### THE PROBLEM
The listing below should be printed exactly, every line of it. Skip the pictures.

** START **

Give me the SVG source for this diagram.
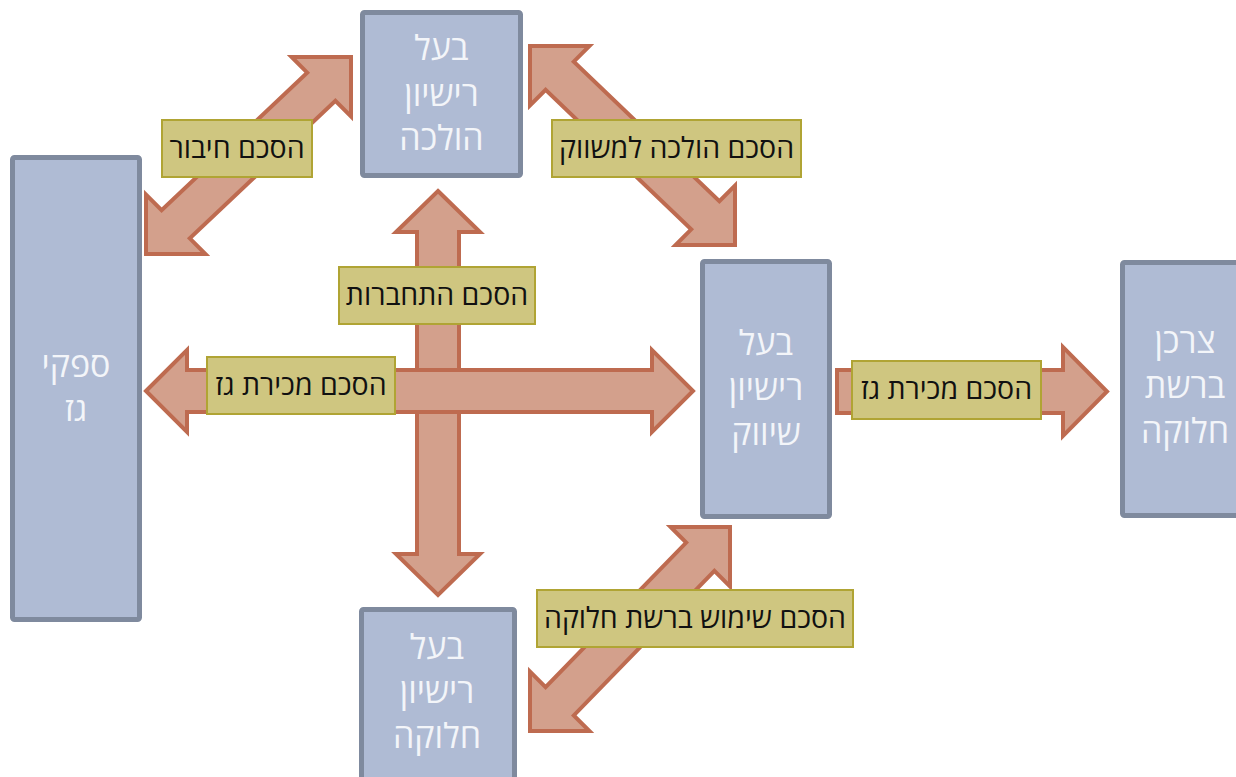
<svg xmlns="http://www.w3.org/2000/svg" width="1236" height="777" viewBox="0 0 1236 777">
<style>
.node rect{fill:#AFBBD4;stroke:#7F8A9E;stroke-width:5}
.node text{fill:#F3F5F9;font-family:"Open Sans","Liberation Sans","DejaVu Sans",sans-serif;font-size:34px;text-anchor:middle}
.arrow{fill:#D3A08C;stroke:#BE6B50;stroke-width:4;stroke-linejoin:miter}
.label rect{fill:#CFC680;stroke:#B0A434;stroke-width:2}
.label text{fill:#111;font-family:"Open Sans","Liberation Sans","DejaVu Sans",sans-serif;font-size:28.5px;text-anchor:middle}
</style>
<rect width="1236" height="777" fill="#fff"/>
<g id="connectors">
<polygon class="arrow" points="438,191 480,232 459,232 459,554 480,554 438,595 396,554 417,554 417,232 396,232"/>
<polygon class="arrow" points="146,391 187,350 187,370 652,370 652,350 693,391 652,432 652,412 187,412 187,432"/>
<polygon class="arrow" points="351,57 351,116.4 335.4,100.8 189.8,238.4 205.4,254 146,254 146,194.6 161.6,210.2 307.2,72.6 291.6,57"/>
<polygon class="arrow" points="530,46 589.4,46 573.8,61.6 719.4,201.2 735,185.6 735,245 675.6,245 691.2,229.4 545.6,89.8 530,105.4"/>
<polygon class="arrow" points="730,527 730,586.4 714.4,570.8 573.8,715.4 589.4,731 530,731 530,671.6 545.6,687.2 686.2,542.6 670.6,527"/>
<polygon class="arrow" points="837,370 1063,370 1063,347 1107,391.5 1063,436 1063,413 837,413"/>
<g class="label" id="label-hibur"><rect x="162" y="120" width="150" height="57"/><text x="237" y="158">הסכם חיבור</text></g>
<g class="label" id="label-holacha"><rect x="552" y="120" width="249" height="57"/><text x="676.5" y="158">הסכם הולכה למשווק</text></g>
<g class="label" id="label-hithabrut"><rect x="339" y="267" width="196" height="57"/><text x="437" y="305">הסכם התחברות</text></g>
<g class="label" id="label-mechira1"><rect x="207" y="357" width="188" height="57"/><text x="301" y="395">הסכם מכירת גז</text></g>
<g class="label" id="label-mechira2"><rect x="852" y="361" width="189" height="58"/><text x="946.5" y="399">הסכם מכירת גז</text></g>
<g class="label" id="label-shimush"><rect x="537" y="590" width="316" height="57"/><text x="695" y="628">הסכם שימוש ברשת חלוקה</text></g>
</g>
<g id="node-supplier" class="node"><rect x="12.5" y="157.5" width="127" height="462" rx="2"/><text x="76" y="377">ספקי</text><text x="76" y="421" style="font-size:33px">גז</text></g>
<g id="node-transmission" class="node"><rect x="362.5" y="12.5" width="158" height="163" rx="2"/><text x="441.5" y="60">בעל</text><text x="441.5" y="106">רישיון</text><text x="441.5" y="150">הולכה</text></g>
<g id="node-marketer" class="node"><rect x="702.5" y="261.5" width="127" height="255" rx="2"/><text x="766" y="355">בעל</text><text x="766" y="400">רישיון</text><text x="766" y="445">שיווק</text></g>
<g id="node-consumer" class="node"><rect x="1122.5" y="262.5" width="130" height="253" rx="2"/><text x="1185" y="353">צרכן</text><text x="1185" y="398">ברשת</text><text x="1185" y="443">חלוקה</text></g>
<g id="node-distribution" class="node"><rect x="361.5" y="609.5" width="153" height="180" rx="2"/><text x="437" y="659">בעל</text><text x="437" y="703">רישיון</text><text x="437" y="748">חלוקה</text></g>
</svg>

** END **

### ANSWER TO THE TASK
Give me the SVG source for this diagram.
<svg xmlns="http://www.w3.org/2000/svg" width="1236" height="777" viewBox="0 0 1236 777">
<style>
.node rect{fill:#AFBBD4;stroke:#7F8A9E;stroke-width:5}
.node text{fill:#F3F5F9;font-family:"Open Sans","Liberation Sans","DejaVu Sans",sans-serif;font-size:34px;text-anchor:middle}
.arrow{fill:#D3A08C;stroke:#BE6B50;stroke-width:4;stroke-linejoin:miter}
.label rect{fill:#CFC680;stroke:#B0A434;stroke-width:2}
.label text{fill:#111;font-family:"Open Sans","Liberation Sans","DejaVu Sans",sans-serif;font-size:28.5px;text-anchor:middle}
</style>
<rect width="1236" height="777" fill="#fff"/>
<g id="connectors">
<polygon class="arrow" points="438,191 480,232 459,232 459,554 480,554 438,595 396,554 417,554 417,232 396,232"/>
<polygon class="arrow" points="146,391 187,350 187,370 652,370 652,350 693,391 652,432 652,412 187,412 187,432"/>
<polygon class="arrow" points="351,57 351,116.4 335.4,100.8 189.8,238.4 205.4,254 146,254 146,194.6 161.6,210.2 307.2,72.6 291.6,57"/>
<polygon class="arrow" points="530,46 589.4,46 573.8,61.6 719.4,201.2 735,185.6 735,245 675.6,245 691.2,229.4 545.6,89.8 530,105.4"/>
<polygon class="arrow" points="730,527 730,586.4 714.4,570.8 573.8,715.4 589.4,731 530,731 530,671.6 545.6,687.2 686.2,542.6 670.6,527"/>
<polygon class="arrow" points="837,370 1063,370 1063,347 1107,391.5 1063,436 1063,413 837,413"/>
<g class="label" id="label-hibur"><rect x="162" y="120" width="150" height="57"/><text x="237" y="158">הסכם חיבור</text></g>
<g class="label" id="label-holacha"><rect x="552" y="120" width="249" height="57"/><text x="676.5" y="158">הסכם הולכה למשווק</text></g>
<g class="label" id="label-hithabrut"><rect x="339" y="267" width="196" height="57"/><text x="437" y="305">הסכם התחברות</text></g>
<g class="label" id="label-mechira1"><rect x="207" y="357" width="188" height="57"/><text x="301" y="395">הסכם מכירת גז</text></g>
<g class="label" id="label-mechira2"><rect x="852" y="361" width="189" height="58"/><text x="946.5" y="399">הסכם מכירת גז</text></g>
<g class="label" id="label-shimush"><rect x="537" y="590" width="316" height="57"/><text x="695" y="628">הסכם שימוש ברשת חלוקה</text></g>
</g>
<g id="node-supplier" class="node"><rect x="12.5" y="157.5" width="127" height="462" rx="2"/><text x="76" y="377">ספקי</text><text x="76" y="421" style="font-size:33px">גז</text></g>
<g id="node-transmission" class="node"><rect x="362.5" y="12.5" width="158" height="163" rx="2"/><text x="441.5" y="60">בעל</text><text x="441.5" y="106">רישיון</text><text x="441.5" y="150">הולכה</text></g>
<g id="node-marketer" class="node"><rect x="702.5" y="261.5" width="127" height="255" rx="2"/><text x="766" y="355">בעל</text><text x="766" y="400">רישיון</text><text x="766" y="445">שיווק</text></g>
<g id="node-consumer" class="node"><rect x="1122.5" y="262.5" width="130" height="253" rx="2"/><text x="1185" y="353">צרכן</text><text x="1185" y="398">ברשת</text><text x="1185" y="443">חלוקה</text></g>
<g id="node-distribution" class="node"><rect x="361.5" y="609.5" width="153" height="180" rx="2"/><text x="437" y="659">בעל</text><text x="437" y="703">רישיון</text><text x="437" y="748">חלוקה</text></g>
</svg>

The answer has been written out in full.